- (Photo: Reuters/Steve Marcus)
Ted Nugent's brother Jeffrey shared his stance on today's gun control rights in an op-ed piece recently.
The rocker's brother, who is the former president and chief executive of Revlon, shared his opinion in The Washington Post on Friday.
First, Nugent noted that like his famous brother, he is a member of the National Rifle Association (NRA), but continued to shed light on his views on both firearms and the Second Amendment.
"Our Constitutional right to bear arms should not be undermined," Nugent penned, but added that not everyone is qualified to own a gun, "so expanded background checks should be a legislative priority."
The former exec explained that "improving mandatory background checks will keep a lot of people who aren't entitled to the Second Amendment rights from having easy access to guns."

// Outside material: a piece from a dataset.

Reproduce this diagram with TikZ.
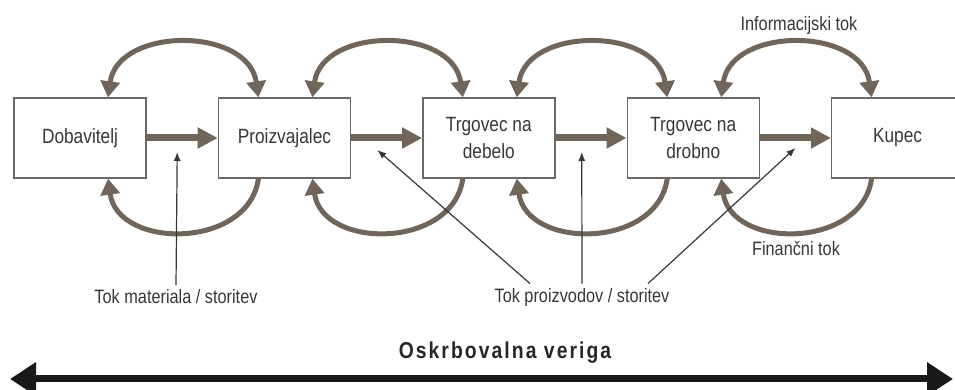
\documentclass[tikz,border=0pt]{standalone}
\usepackage{fontspec}
\setmainfont{Liberation Sans}[FakeStretch=0.84]
\usepackage{xcolor}
\usetikzlibrary{
    arrows.meta,      % Triangle / Latex tips
    positioning,      % right=of
    calc              % points between the boxes
}
\definecolor{flowbrown}{RGB}{112,101,88}
\definecolor{boxgray}{RGB}{105,105,105}
\definecolor{txtgray}{RGB}{55,55,55}

\begin{document}
\begin{tikzpicture}[
    node distance=35.5pt,
    party/.style={draw=boxgray, line width=0.7pt, minimum width=66pt, minimum height=40pt, align=center, text=txtgray, font=\fontsize{10.3}{13.5}\selectfont, inner sep=2pt},
    goodsarrow/.style={-{Triangle[length=10pt, width=10pt]}, line width=3.5pt, color=flowbrown},
    infoarrow/.style={{Triangle[length=8pt, width=9.5pt]}-{Triangle[length=8pt, width=9.5pt]}, line width=2.5pt, color=flowbrown},
    cashbow/.style={-{Triangle[length=8pt, width=9.5pt]}, line width=2.5pt, color=flowbrown},
    pointer/.style={-{Latex[length=4.5pt, width=3.5pt]}, line width=0.6pt, color=txtgray},
    note/.style={text=txtgray, font=\fontsize{9.7}{11}\selectfont, inner sep=2pt},
    chainarrow/.style={{Triangle[length=13pt, width=16pt]}-{Triangle[length=13pt, width=16pt]}, line width=3.5pt, color=black!90},
    chainlbl/.style={text=black!85, font=\bfseries\fontsize{11.5}{13}\selectfont\addfontfeature{LetterSpace=9}, inner sep=1pt},
  ]
    \useasboundingbox (0,0) rectangle (477.5pt,-195pt);
    \clip (0,0) rectangle (477.5pt,-195pt);

    % Members of the chain
    \node[party] (dob) at (40pt,-69pt) {Dobavitelj};
    \node[party, right=of dob] (pro) {Proizvajalec};
    \node[party, right=of pro] (veli) {Trgovec na\\debelo};
    \node[party, right=of veli] (drob) {Trgovec na\\drobno};
    \node[party, right=of drob] (kup) {Kupec};

    % Flow of goods
    \draw[goodsarrow] (dob) -- (pro);
    \draw[goodsarrow] (pro) -- (veli);
    \draw[goodsarrow] (veli) -- (drob);
    \draw[goodsarrow] (drob) -- (kup);

    % Information (both ways)
    \draw[infoarrow] ([xshift=14pt]dob.north) to[out=82, in=98, looseness=1.22] ([xshift=-13pt]pro.north);
    \draw[infoarrow] ([xshift=14pt]pro.north) to[out=82, in=98, looseness=1.22] ([xshift=-13pt]veli.north);
    \draw[infoarrow] ([xshift=14pt]veli.north) to[out=82, in=98, looseness=1.22] ([xshift=-13pt]drob.north);
    \draw[infoarrow] ([xshift=14pt]drob.north) to[out=82, in=98, looseness=1.22] ([xshift=-13pt]kup.north);

    % Money (upstream)
    \draw[cashbow] ([xshift=-13pt]pro.south) to[out=-98, in=-82, looseness=1.22] ([xshift=14pt]dob.south);
    \draw[cashbow] ([xshift=-13pt]veli.south) to[out=-98, in=-82, looseness=1.22] ([xshift=14pt]pro.south);
    \draw[cashbow] ([xshift=-13pt]drob.south) to[out=-98, in=-82, looseness=1.22] ([xshift=14pt]veli.south);
    \draw[cashbow] ([xshift=-13pt]kup.south) to[out=-98, in=-82, looseness=1.22] ([xshift=14pt]drob.south);

    % Labels
    \node[note] (infolbl) at (399.5pt,-12.5pt) {Informacijski tok};
    \node[note] (finlbl) at (398pt,-124.5pt) {Finančni tok};
    \node[note] (matlbl) at (88pt,-148.5pt) {Tok materiala / storitev};
    \node[note] (prodlbl) at (291pt,-148.5pt) {Tok proizvodov / storitev};

    % Points under the goods arrows
    \coordinate (mat) at ($(dob.east)!0.43!(pro.west)+(0,-7pt)$);
    \coordinate (prod1) at ($(pro.east)!0.37!(veli.west)+(0,-6pt)$);
    \coordinate (prod2) at ($(veli.east)!0.37!(drob.west)+(0,-7pt)$);
    \coordinate (prod3) at ($(drob.east)!0.5!(kup.west)+(0,-5pt)$);

    \draw[pointer] (matlbl.north) -- (mat);
    \draw[pointer] ([xshift=-26pt]prodlbl.north) -- (prod1);
    \draw[pointer] (prodlbl.north) -- (prod2);
    \draw[pointer] ([xshift=33pt]prodlbl.north) -- (prod3);

    % Supply chain
    \coordinate (chainw) at (5pt,-189.5pt);
    \coordinate (chaine) at (476.5pt,-189.5pt);
    \draw[chainarrow] (chainw) -- (chaine);
    \node[chainlbl] (chain) at (252.5pt,-176.5pt) {Oskrbovalna veriga};
  \end{tikzpicture}
\end{document}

"The NRA has it wrong," Nugent continued in the op-ed. "If you shouldn't have access to a gun, then there should be no way for you to access a gun! Can anyone argue with that?"
Nugent also noted that he and his brother both own legal guns and even hunt together, but the pair shares differing views when it comes to gun control. His little brother Ted has voiced his strong opposition to extended background checks.
Furthermore, Ted took his brother Jeffrey up on arguing against background checks. The "Cat Scratch Fever" singer posted a rebuttal on the Newsmax website over the weekend.
"In this day and age of terminal apathy and soulless discontent, I adore anyone who is an activist and stands up for what he or she believes," started the musician. "My loving brother Jeffrey is becoming one of those activists, and I salute the great man. His recent opinion on his support for expanded background checks for firearms purchasers is dead wrong, however."
Nugent went on to argue that enhanced background checks will likely only affect law-abiding citizens instead of the "thugs or psychos" who are more likely to commit gun crimes.
Read the musician's full argument here.
The issue of gun control continues to be a hot-topic issue for legislators.